Rodzice są pełni obaw i wątpliwości. Drżą nad swoimi dziećmi i starają się zapewnić im wszystko, co najlepsze. Wszystko, co robią, to z myślą o nich. Dla nich. Zajęcia dodatkowe, zagraniczne wyjazdy, markowe ubrania. Często zapominają, iż maluchy tak naprawdę potrzebują czegoś innego. Dzieciństwa.
Jak z żurnala
Zmęczona pracą i obowiązkami, zabrałam dzieci na osiedlowy plac zabaw. Usiadłam na ławce, wzięłam głęboki oddech i przyglądałam się, jak się wygłupiają. Telefon schowałam na samo dno torebki, by nie kusił. Chciałam odpocząć i w pełni podelektować się widokiem swoich dzieci. Dzieci, które dorastają w zastraszającym tempie. Dzieci, które, zanim się obejrzę, dojrzeją i wyfruną z gniazda. Póki mogę, korzystam z tego, co dało mi życie.
Chłonę każdą cząstką siebie i pozwalam chłonąć też dzieciom. Powietrze, słońce i deszcz.
Wszystko, czego potrzebują. Kiedy biegają po placu zabaw, tarzają się w piasku i wygłupiają na trawie, widzę, iż są szczęśliwe.
Moją uwagę zwrócił chłopiec, który chyba dopiero co pojawił się na placu zabaw. Stał z boku i przyglądał się innym dzieciom. Wyglądał na bardzo grzecznego, ułożonego. Beżowe spodenki, koszulka w tym samym odcieniu. Czapka z daszkiem o ton ciemniejsza. Nie przypominał takiego "typowego" dziecka z podwórka. Wyglądał jak z żurnala. Prezentował się naprawdę fajnie, miło się na niego patrzyło, ale tylko przez chwilę.

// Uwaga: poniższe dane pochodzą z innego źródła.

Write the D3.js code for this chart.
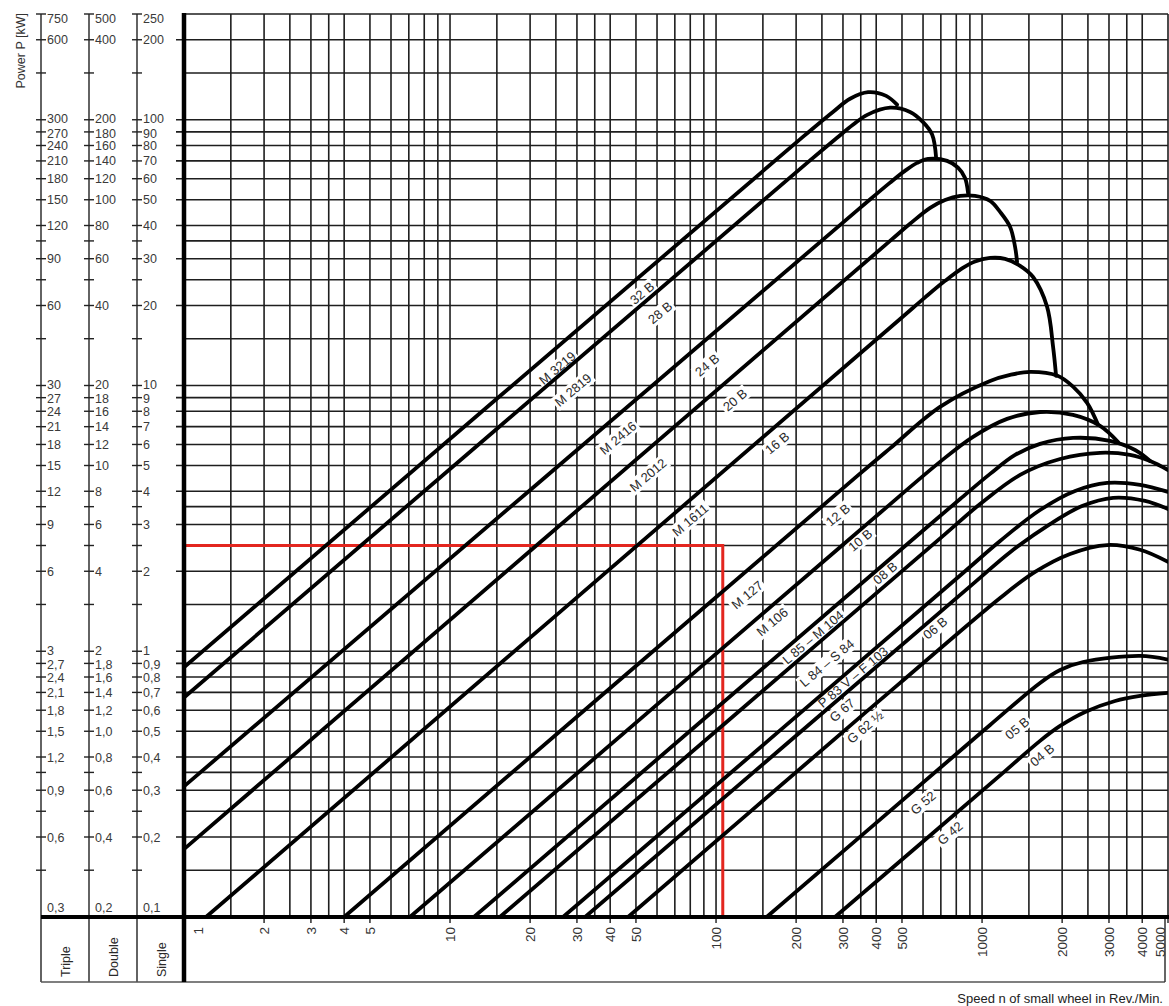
<!DOCTYPE html>
<html>
<head>
<meta charset="utf-8">
<script src="https://cdn.jsdelivr.net/npm/d3@7"></script>
<style>
    body { margin: 0; background: #fff; }
    svg { display: block; font-family: "Liberation Sans", Arial, sans-serif; }
</style>
</head>
<body>
<svg id="chart" width="1169" height="1006"></svg>
<script>
// grid steps inside one decade (both axes)
var decadeSteps = [1, 1.5, 2, 2.5, 3, 3.5, 4, 5, 6, 7, 8, 9];

// power axis: single strand kW values that carry a label, and the three label columns
var powerLabelled = [0.1, 0.2, 0.3, 0.4, 0.5, 0.6, 0.7, 0.8, 0.9, 1, 2, 3, 4, 5, 6, 7, 8, 9, 10, 20, 30, 40, 50, 60, 70, 80, 90, 100, 200, 250];
var singleLabels = ["0,1", "0,2", "0,3", "0,4", "0,5", "0,6", "0,7", "0,8", "0,9", "1", "2", "3", "4", "5", "6", "7", "8", "9", "10", "20", "30", "40", "50", "60", "70", "80", "90", "100", "200", "250"];
var doubleLabels = ["0,2", "0,4", "0,6", "0,8", "1,0", "1,2", "1,4", "1,6", "1,8", "2", "4", "6", "8", "10", "12", "14", "16", "18", "20", "40", "60", "80", "100", "120", "140", "160", "180", "200", "400", "500"];
var tripleLabels = ["0,3", "0,6", "0,9", "1,2", "1,5", "1,8", "2,1", "2,4", "2,7", "3", "6", "9", "12", "15", "18", "21", "24", "27", "30", "60", "90", "120", "150", "180", "210", "240", "270", "300", "600", "750"];
var columnNames = ["Triple", "Double", "Single"];

// speed axis labels (rev/min)
var speedTicks = [1, 2, 3, 4, 5, 10, 20, 30, 40, 50, 100, 200, 300, 400, 500, 1000, 2000, 3000, 4000, 5000];

// chain curves: [speed rev/min, power kW single strand]
var c32B = [[1, 0.87], [212, 86.2], [275, 107], [319, 120], [373, 127], [436, 123], [479, 114]];
var c28B = [[1, 0.67], [220, 68.8], [285, 85.5], [327, 95.7], [370, 104.3], [451, 111], [536, 107], [600, 98], [649, 88], [672, 71.9]];
var c24B = [[1, 0.31], [348, 46.6], [451, 58], [513, 64.2], [570, 68.8], [627, 71.2], [739, 70], [812, 66], [863, 60.4], [886, 53]];
var c20B = [[1, 0.18], [451, 35], [536, 40.6], [638, 46.6], [726, 49.9], [827, 51.7], [941, 51.7], [1072, 49.5], [1169, 45], [1275, 39.5], [1331, 33.2], [1354, 29.2]];
var c16B = [[1.21, 0.1], [492, 17.8], [611, 21.46], [726, 24.76], [841, 27.6], [941, 29.3], [1072, 30.2], [1220, 29.96], [1390, 28.2], [1555, 25.6], [1755, 19.8], [1849, 14], [1898, 10.87]];
var c12B = [[4, 0.1], [333, 4.49], [451, 5.8], [695, 8.31], [1072, 10.4], [1275, 10.96], [1515, 11.25], [1914, 10.9], [2198, 9.9], [2482, 8.6], [2730, 7.11]];
var c10B = [[7.07, 0.1], [306, 2.56], [414, 3.32], [695, 5.16], [925, 6.41], [1242, 7.49], [1652, 7.95], [2198, 7.75], [2777, 7.05], [3246, 6.13]];
var c08B = [[12.3, 0.1], [611, 2.89], [827, 3.74], [1072, 4.65], [1331, 5.48], [1652, 6.03], [2198, 6.35], [3028, 6.19], [3760, 5.72], [4281, 5.2]];
var cL84 = [[15.4, 0.1], [726, 2.76], [983, 3.58], [1390, 4.61], [1965, 5.29], [2777, 5.58], [3601, 5.48], [4281, 5.2], [5000, 4.81]];
var cP83 = [[26.6, 0.1], [863, 2.0], [1169, 2.6], [1652, 3.4], [2237, 4.01], [2951, 4.3], [3926, 4.23], [5000, 3.98]];
var cG67 = [[32.2, 0.1], [941, 1.82], [1275, 2.36], [1801, 3.01], [2376, 3.52], [3109, 3.78], [4101, 3.68], [5000, 3.43]];
var cG62 = [[46.7, 0.1], [363, 0.586], [492, 0.76], [1169, 1.587], [1582, 1.989], [2142, 2.324], [2951, 2.51], [3926, 2.41], [5000, 2.17]];
var c05B = [[155, 0.1], [792, 0.407], [1072, 0.528], [1652, 0.76], [1965, 0.85], [2397, 0.911], [3926, 0.96], [5000, 0.93]];
var c04B = [[280, 0.1], [1220, 0.354], [1652, 0.46], [1965, 0.5235], [2439, 0.591], [3162, 0.65], [3926, 0.679], [5000, 0.697]];

var chains = [c32B, c28B, c24B, c20B, c16B, c12B, c10B, c08B, cL84, cP83, cG67, cG62, c05B, c04B];

// chain names: [text, speed, power] at the label centre
var labelsUpper = [["32 B", 52.7, 22.3], ["28 B", 61.6, 18.8], ["24 B", 92.5, 11.95], ["20 B", 117.8, 8.83], ["16 B", 169.6, 6.08],
    ["12 B", 287, 3.26], ["10 B", 348, 2.62], ["08 B", 432, 1.97], ["06 B", 666, 1.224], ["05 B", 1354, 0.514], ["04 B", 1681, 0.407]];
var labelsLower = [["M 3219", 25.3, 11.65], ["M 2819", 29.0, 9.63], ["M 2416", 42.8, 6.35], ["M 2012", 55.5, 4.61], ["M 1611", 79.9, 3.12],
    ["M 127", 130.8, 1.63], ["M 106", 162.4, 1.29], ["L 85 – M 104", 231.5, 1.13], ["L 84 – S 84", 261, 0.904], ["P 83 V – F 103", 327, 0.80],
    ["G 67", 297.6, 0.601], ["G 62 ½", 363, 0.519], ["G 52", 600, 0.269], ["G 42", 758, 0.207]];

// example reading (red guide)
var redPoint = [106, 2.5];


var plotLeft = 184, plotRight = 1168, plotTop = 14, plotBottom = 917, boxBottom = 982;
var axisCols = [41, 89, 137];

var x = d3.scaleLog()
    .domain([1, 5000])
    .range([plotLeft, plotRight]);

var y = d3.scaleLog()
    .domain([0.1, 250])
    .range([plotBottom, plotTop]);

var svg = d3.select("#chart");

var gridY = [], gridX = [];
[0.1, 1, 10, 100].forEach(function(dec) {
    decadeSteps.forEach(function(s) {
        var v = +(s * dec).toPrecision(3);
        if (v <= 250) gridY.push(v);
    });
});
[1, 10, 100, 1000].forEach(function(dec) {
    decadeSteps.forEach(function(s) {
        var v = +(s * dec).toPrecision(3);
        if (v <= 5000) gridX.push(v);
    });
});

var gridColor = "#1e1e1e";

// grid
svg.append("g")
    .attr("class", "grid-x")
    .selectAll("line")
    .data(gridX)
    .enter()
    .append("line")
    .attr("x1", function(d) { return x(d); })
    .attr("x2", function(d) { return x(d); })
    .attr("y1", plotTop)
    .attr("y2", plotBottom)
    .attr("stroke", gridColor)
    .attr("stroke-width", 1.6);

svg.append("g")
    .attr("class", "grid-y")
    .selectAll("line")
    .data(gridY)
    .enter()
    .append("line")
    .attr("x1", function(d) {
        if (powerLabelled.indexOf(d) >= 0 && d != 250) {
            return plotLeft - 8
        } else {
            return plotLeft
        }
    })
    .attr("x2", plotRight)
    .attr("y1", function(d) { return y(d); })
    .attr("y2", function(d) { return y(d); })
    .attr("stroke", gridColor)
    .attr("stroke-width", 1.6);

// speed ticks under the axis
svg.append("g")
    .selectAll("line")
    .data(speedTicks)
    .enter()
    .append("line")
    .attr("x1", function(d) { return x(d); })
    .attr("x2", function(d) { return x(d); })
    .attr("y1", plotBottom)
    .attr("y2", plotBottom + 6)
    .attr("stroke", gridColor)
    .attr("stroke-width", 1.4);

// chain labels with white gaps in the grid
var lblG = svg.append("g").attr("class", "chain-labels");

function addLabel(d) {
    var g = lblG.append("g")
        .attr("transform", "translate(" + x(d[1]) + "," + y(d[2]) + ") rotate(-40)");
    var rect = g.append("rect").attr("fill", "#fff");
    var t = g.append("text")
        .attr("text-anchor", "middle")
        .attr("dy", "0.36em")
        .style("font-size", "13px")
        .style("fill", "#2a2a2a")
        .text(d[0]);
    var bb = t.node().getBBox();
    rect.attr("x", bb.x - 2)
        .attr("y", bb.y)
        .attr("width", bb.width + 4)
        .attr("height", bb.height);
}
labelsUpper.forEach(addLabel);
labelsLower.forEach(addLabel);

// red example guide
svg.append("path")
    .attr("d", "M" + plotLeft + "," + y(redPoint[1]) + "H" + x(redPoint[0]) + "V" + plotBottom)
    .attr("fill", "none")
    .attr("stroke", "#e3261f")
    .attr("stroke-width", 3);

// curves
svg.append("clipPath")
    .attr("id", "plotclip")
    .append("rect")
    .attr("x", plotLeft)
    .attr("y", plotTop)
    .attr("width", plotRight - plotLeft)
    .attr("height", plotBottom - plotTop);

var line = d3.line()
    .x(function(d) { return x(d[0]); })
    .y(function(d) { return y(d[1]); })
    .curve(d3.curveCatmullRom.alpha(0.5));

svg.append("g")
    .attr("clip-path", "url(#plotclip)")
    .selectAll("path")
    .data(chains)
    .enter()
    .append("path")
    .attr("d", line)
    .attr("fill", "none")
    .attr("stroke", "#000")
    .attr("stroke-width", 3.8)
    .attr("stroke-linejoin", "round")
    .attr("stroke-linecap", "round");

// left power columns
var colG = svg.append("g").attr("class", "power-cols");
var allLabels = [tripleLabels, doubleLabels, singleLabels];

axisCols.forEach(function(ax, i) {
    colG.append("line")
        .attr("x1", ax).attr("x2", ax)
        .attr("y1", plotTop).attr("y2", boxBottom)
        .attr("stroke", "#222")
        .attr("stroke-width", 1.4);

    colG.append("g")
        .selectAll("line")
        .data(gridY.filter(function(d) { return d > 0.1; }))
        .enter()
        .append("line")
        .attr("x1", ax - 5).attr("x2", ax + 5)
        .attr("y1", function(d) { return y(d); })
        .attr("y2", function(d) { return y(d); })
        .attr("stroke", "#222")
        .attr("stroke-width", 1.4);

    colG.append("g")
        .selectAll("text")
        .data(powerLabelled)
        .enter()
        .append("text")
        .attr("x", ax + 6)
        .attr("y", function(d) {
            if (d == 0.1) return plotBottom - 10;
            if (d == 250) return y(d) + 4;
            // the tightly packed 10/9 pairs get a little air
            if (d == 1 || d == 10 || d == 100) return y(d) - 1.2;
            if (d == 0.9 || d == 9 || d == 90) return y(d) + 1.2;
            return y(d);
        })
        .attr("dy", "0.36em")
        .style("font-size", "12.5px")
        .style("fill", "#3a3a3a")
        .text(function(d, j) { return allLabels[i][j]; });

    colG.append("text")
        .attr("transform", "translate(" + (ax + 24) + "," + (boxBottom - 5) + ") rotate(-90)")
        .attr("dy", "0.36em")
        .style("font-size", "12.5px")
        .style("fill", "#2a2a2a")
        .text(columnNames[i]);
});

// bottom box
svg.append("line")
    .attr("x1", axisCols[0]).attr("x2", plotRight - 3)
    .attr("y1", boxBottom).attr("y2", boxBottom)
    .attr("stroke", "#555").attr("stroke-width", 1.5);

svg.append("line")
    .attr("x1", plotRight - 3).attr("x2", plotRight - 3)
    .attr("y1", plotBottom).attr("y2", boxBottom)
    .attr("stroke", "#333").attr("stroke-width", 1.5);

// thick main axes
svg.append("line")
    .attr("x1", axisCols[0]).attr("x2", 1169)
    .attr("y1", plotBottom).attr("y2", plotBottom)
    .attr("stroke", "#000").attr("stroke-width", 4);

svg.append("line")
    .attr("x1", plotLeft).attr("x2", plotLeft)
    .attr("y1", plotTop - 1).attr("y2", boxBottom)
    .attr("stroke", "#000").attr("stroke-width", 4.5);

// speed labels
svg.append("g")
    .selectAll("text")
    .data(speedTicks)
    .enter()
    .append("text")
    .attr("transform", function(d) {
        var px = x(d);
        if (d == 1) px = px + 14;
        if (d == 5000) px = px - 8;
        return "translate(" + px + "," + (plotBottom + 10) + ") rotate(-90)";
    })
    .attr("text-anchor", "end")
    .attr("dy", "0.36em")
    .style("font-size", "13.5px")
    .style("fill", "#333")
    .text(function(d) { return d; });

// axis titles
svg.append("text")
    .attr("transform", "translate(20,13) rotate(-90)")
    .attr("text-anchor", "end")
    .attr("dy", "0.36em")
    .style("font-size", "12.5px")
    .style("fill", "#333")
    .text("Power P [kW]");

svg.append("text")
    .attr("x", 1163)
    .attr("y", 1003)
    .attr("text-anchor", "end")
    .style("font-size", "13px")
    .style("fill", "#222")
    .text("Speed n of small wheel in Rev./Min.");
</script>
</body>
</html>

Jedna różnica, ale ogromna
Gdy przyjrzałam mu się bliżej, zauważyłam, iż na jego twarzy nie pojawia się uśmiech. Nie ma tej dziecięcej iskierki, odrobiny szaleństwa. Przypominał bardziej posąg, który stoi i się przygląda. Moi chłopcy, którzy przebiegali tuż obok niego, krzyknęli: "Bawisz się z nami w ganianego?". Ten aż poskoczył z radości. Z taką nadzieją w oczach spojrzał na mamę, która przecząco pokiwała głową.
"Dziwna sytuacja" – pomyślałam. Chłopiec skierował się w stronę piaskownicy, już chciał do niej wskoczyć, gdy usłyszał: "Uważaj, bo się pobrudzisz". Zrobił krok w tył i stanął zmieszany. Kobieta zauważyła, iż chłopiec posmutniał. Podbiegła do niego i zaproponowała, iż pobuja go na huśtawce. Chcąc nie chcąc, zgodził się, no bo jakby nie patrzeć, nie miał innego wyjścia. Przecież takie bezczynne stanie na placu zabaw nie ma żadnego sensu.
To przykre
Po kilku minutach chłopiec zszedł z huśtawki, matka złapała go za rękę i skierowali się w stronę parku. Było mi go żal, tak najzwyczajniej w świecie. Widać było, iż chłopiec potrzebuje kontaktu z rówieśnikami. Chce się bawić, wygłupiać i brudzić tak jak oni. A nie stać jak słup soli i uważać, by się nie pobrudzić. By markowe ubrania (na takie wyglądały) przypadkiem nie ucierpiały. By było idealnie, perfekcyjnie i jak od linijki.
Przypuszczam, iż byli dość zamożni. Kilka razy w roku zagraniczne wakacje, najlepsze przedszkole, dodatkowe zajęcia, drogie ciuchy. Chłopiec wyglądał na zadbanego, dopieszczonego w każdym kawałku. Ale czy o to w dzieciństwie chodzi?